Exercise aim:
Answer with one number only: the number of lines that contain "React".

Information provided:
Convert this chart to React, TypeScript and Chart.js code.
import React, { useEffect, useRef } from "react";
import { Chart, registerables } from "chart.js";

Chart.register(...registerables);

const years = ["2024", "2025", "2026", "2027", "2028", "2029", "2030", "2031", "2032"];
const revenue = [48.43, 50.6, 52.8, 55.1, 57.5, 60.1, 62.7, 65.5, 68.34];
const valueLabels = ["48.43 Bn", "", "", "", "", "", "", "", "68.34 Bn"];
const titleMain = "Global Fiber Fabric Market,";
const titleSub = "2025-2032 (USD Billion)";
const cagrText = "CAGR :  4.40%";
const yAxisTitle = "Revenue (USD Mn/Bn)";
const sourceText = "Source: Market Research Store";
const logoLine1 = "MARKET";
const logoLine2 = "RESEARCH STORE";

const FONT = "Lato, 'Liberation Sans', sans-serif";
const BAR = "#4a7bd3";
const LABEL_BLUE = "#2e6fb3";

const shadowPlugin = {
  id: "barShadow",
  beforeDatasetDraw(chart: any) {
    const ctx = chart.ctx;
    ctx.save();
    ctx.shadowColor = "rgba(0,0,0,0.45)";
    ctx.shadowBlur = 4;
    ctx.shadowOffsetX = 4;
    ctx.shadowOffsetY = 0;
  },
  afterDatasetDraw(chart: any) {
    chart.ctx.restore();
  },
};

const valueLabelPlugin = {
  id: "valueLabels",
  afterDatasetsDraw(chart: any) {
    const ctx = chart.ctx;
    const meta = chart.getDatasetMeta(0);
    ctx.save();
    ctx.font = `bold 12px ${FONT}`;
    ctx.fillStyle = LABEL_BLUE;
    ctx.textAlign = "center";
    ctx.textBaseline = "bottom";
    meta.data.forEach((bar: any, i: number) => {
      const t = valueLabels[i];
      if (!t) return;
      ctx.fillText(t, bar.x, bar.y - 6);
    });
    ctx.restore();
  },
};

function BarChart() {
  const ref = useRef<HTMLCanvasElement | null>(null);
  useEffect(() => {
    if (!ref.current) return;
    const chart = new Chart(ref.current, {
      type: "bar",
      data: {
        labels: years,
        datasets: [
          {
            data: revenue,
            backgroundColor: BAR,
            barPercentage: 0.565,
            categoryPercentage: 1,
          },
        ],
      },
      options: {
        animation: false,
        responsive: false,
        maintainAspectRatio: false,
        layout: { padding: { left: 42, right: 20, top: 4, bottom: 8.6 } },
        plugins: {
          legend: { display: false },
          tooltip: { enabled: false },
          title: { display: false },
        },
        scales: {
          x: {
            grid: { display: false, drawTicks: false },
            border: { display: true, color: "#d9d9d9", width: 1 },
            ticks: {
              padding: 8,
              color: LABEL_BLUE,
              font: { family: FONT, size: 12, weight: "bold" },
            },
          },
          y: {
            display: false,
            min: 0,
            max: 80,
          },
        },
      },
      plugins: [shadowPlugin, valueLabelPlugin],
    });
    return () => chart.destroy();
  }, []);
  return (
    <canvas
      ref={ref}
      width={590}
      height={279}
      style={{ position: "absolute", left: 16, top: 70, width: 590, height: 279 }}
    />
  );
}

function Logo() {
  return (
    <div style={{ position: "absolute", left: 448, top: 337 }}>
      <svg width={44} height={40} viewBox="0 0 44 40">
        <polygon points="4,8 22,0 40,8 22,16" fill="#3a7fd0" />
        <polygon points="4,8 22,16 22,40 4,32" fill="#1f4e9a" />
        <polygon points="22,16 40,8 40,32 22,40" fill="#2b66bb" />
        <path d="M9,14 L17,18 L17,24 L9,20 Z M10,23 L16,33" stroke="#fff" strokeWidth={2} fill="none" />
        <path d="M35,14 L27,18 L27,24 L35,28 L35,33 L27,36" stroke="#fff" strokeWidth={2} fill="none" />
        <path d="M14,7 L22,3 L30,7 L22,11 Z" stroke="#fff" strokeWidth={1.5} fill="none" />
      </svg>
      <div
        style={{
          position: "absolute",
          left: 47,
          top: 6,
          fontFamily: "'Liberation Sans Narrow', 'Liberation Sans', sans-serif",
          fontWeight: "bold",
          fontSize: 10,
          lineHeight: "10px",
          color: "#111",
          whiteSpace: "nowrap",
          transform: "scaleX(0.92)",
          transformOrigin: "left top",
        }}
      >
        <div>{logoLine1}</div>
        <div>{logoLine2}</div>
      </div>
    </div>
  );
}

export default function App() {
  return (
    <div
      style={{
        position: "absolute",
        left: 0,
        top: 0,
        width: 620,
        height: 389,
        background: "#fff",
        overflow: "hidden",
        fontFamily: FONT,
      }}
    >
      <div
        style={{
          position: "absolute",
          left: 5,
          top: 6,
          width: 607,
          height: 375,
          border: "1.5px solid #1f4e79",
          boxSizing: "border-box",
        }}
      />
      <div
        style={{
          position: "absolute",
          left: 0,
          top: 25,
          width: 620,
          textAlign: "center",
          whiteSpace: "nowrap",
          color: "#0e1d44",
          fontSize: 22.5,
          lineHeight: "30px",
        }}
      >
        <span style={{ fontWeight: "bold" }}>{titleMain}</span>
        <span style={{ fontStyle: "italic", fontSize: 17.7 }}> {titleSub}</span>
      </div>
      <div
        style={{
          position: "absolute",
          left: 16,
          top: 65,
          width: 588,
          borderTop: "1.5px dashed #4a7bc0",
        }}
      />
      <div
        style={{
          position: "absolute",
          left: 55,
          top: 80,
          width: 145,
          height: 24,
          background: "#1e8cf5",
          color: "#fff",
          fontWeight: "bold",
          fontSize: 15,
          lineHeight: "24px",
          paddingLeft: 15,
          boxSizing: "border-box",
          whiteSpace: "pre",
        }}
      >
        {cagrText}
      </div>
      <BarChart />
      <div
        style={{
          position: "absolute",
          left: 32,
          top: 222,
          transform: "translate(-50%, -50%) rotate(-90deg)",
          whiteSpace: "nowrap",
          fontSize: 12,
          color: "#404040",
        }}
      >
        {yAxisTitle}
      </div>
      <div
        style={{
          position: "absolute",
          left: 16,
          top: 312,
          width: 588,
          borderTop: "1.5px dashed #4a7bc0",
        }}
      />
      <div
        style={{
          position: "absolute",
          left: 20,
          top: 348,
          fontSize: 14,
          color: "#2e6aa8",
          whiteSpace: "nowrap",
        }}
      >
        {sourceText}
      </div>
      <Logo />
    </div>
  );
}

Reply to the exercise:
2